Kremlin spokesman Dmitry Peskov

Moscow says Russia is open to peace talks with Ukraine to end the war but will not give up the regions it has annexed.

In a press conference on Tuesday, Kremlin spokesman Dmitry Peskov said Moscow was open to peace negotiations with Kiev but that new "territorial realities" could not be ignored.

He was referring to the four Ukrainian regions of Donetsk, Luhansk, Kherson, and Zaporizhzhia that were annexed by Russia following referendums in September last year, seven months after Russia began what it calls a "special military operation" against Ukraine.

Ukraine and its Western allies denounced the move as illegal, calling the votes a "sham." However, Moscow named the regions as constituent subjects of the Russian Federation in a constitutional decree despite the fact that Russian forces have not yet managed to take the regions under their full control. In fact, much of the territory in the Russian-annexed regions still remain in Ukrainian hands.

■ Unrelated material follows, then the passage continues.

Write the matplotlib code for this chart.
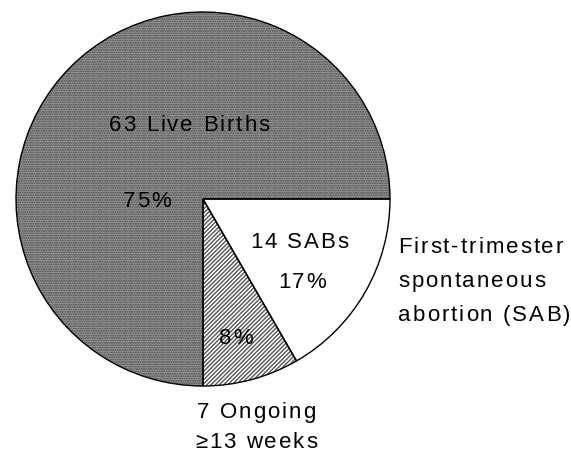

"There are certain realities that have already become an internal factor. I mean the new territories. The constitution of the Russian Federation exists, and cannot be ignored. Russia will never be able to compromise on this, these are important realities," Peskov said on Tuesday.

He stressed that Moscow was open to negotiations if Kiev accepted Russia's control over the regions.

"With a favorable state of affairs and the appropriate attitude from the Ukrainians, this can be resolved at the negotiating table. But the main thing is to achieve our goals," Peskov said.

This is while Ukraine says Russian troops must leave every inch of its territory, including the four annexed regions, plus the Crimean Peninsula, which was annexed by Russia in 2014, before a peace plan can be discussed.

Russia invaded Ukraine on February 24, 2022 to "de-Nazify" the country and over the perceived threat of the ex-Soviet republic joining the US-led NATO. Kiev and its allies, however, say they were baseless pretexts for imperial ambitions.

Since the onset of the war, the United States and Ukraine's other allies have sent Kiev tens of billions of dollars' worth of weapons, including rocket systems, drones, armored vehicles, tanks, and communication systems.

Western countries have also imposed a slew of economic sanctions on Moscow. The Kremlin has said the sanctions and the Western military assistance will prolong the war.

The development on Tuesday comes as Ukraine said that its troops were under pressure in the near-destroyed frontline city of Bakhmut, where Russian forces were launching heavy shelling after months of fighting.

Bakhmut, which is still in Ukrainian hands amid the months-long battle, is a small salt mining city in the eastern region of Donetsk and is Moscow's prime objective. Its capture would give Russia a fresh foothold in the region.

The battle to seize the heavily-fortified city has been spearheaded by the Russian paramilitary Wagner group, which has made small but steady gains.

Aerial footage by AFP showed almost all of Bakhmut's buildings in ruins and smoke rising over the city.

"The situation around Bakhmut is extremely tense," the commander of Ukraine's ground forces, Oleksandr Syrskyi, said on social media.

"Despite taking significant losses, the enemy has dispatched its best-trained Wagner assault units to try to break through the defenses of our troops and surround the city," he added.

In mid-February, the governor of the eastern Donetsk region, Pavlo Kyrylenko, said that out of the 70,000 people who had once lived in the city before the war, less than 5,000 civilians, including 140 children, remained.

Ukrainian President Volodymyr Zelensky visited the devastated city in December last year, stressing that Ukraine would fight for the fortress city as long as it can.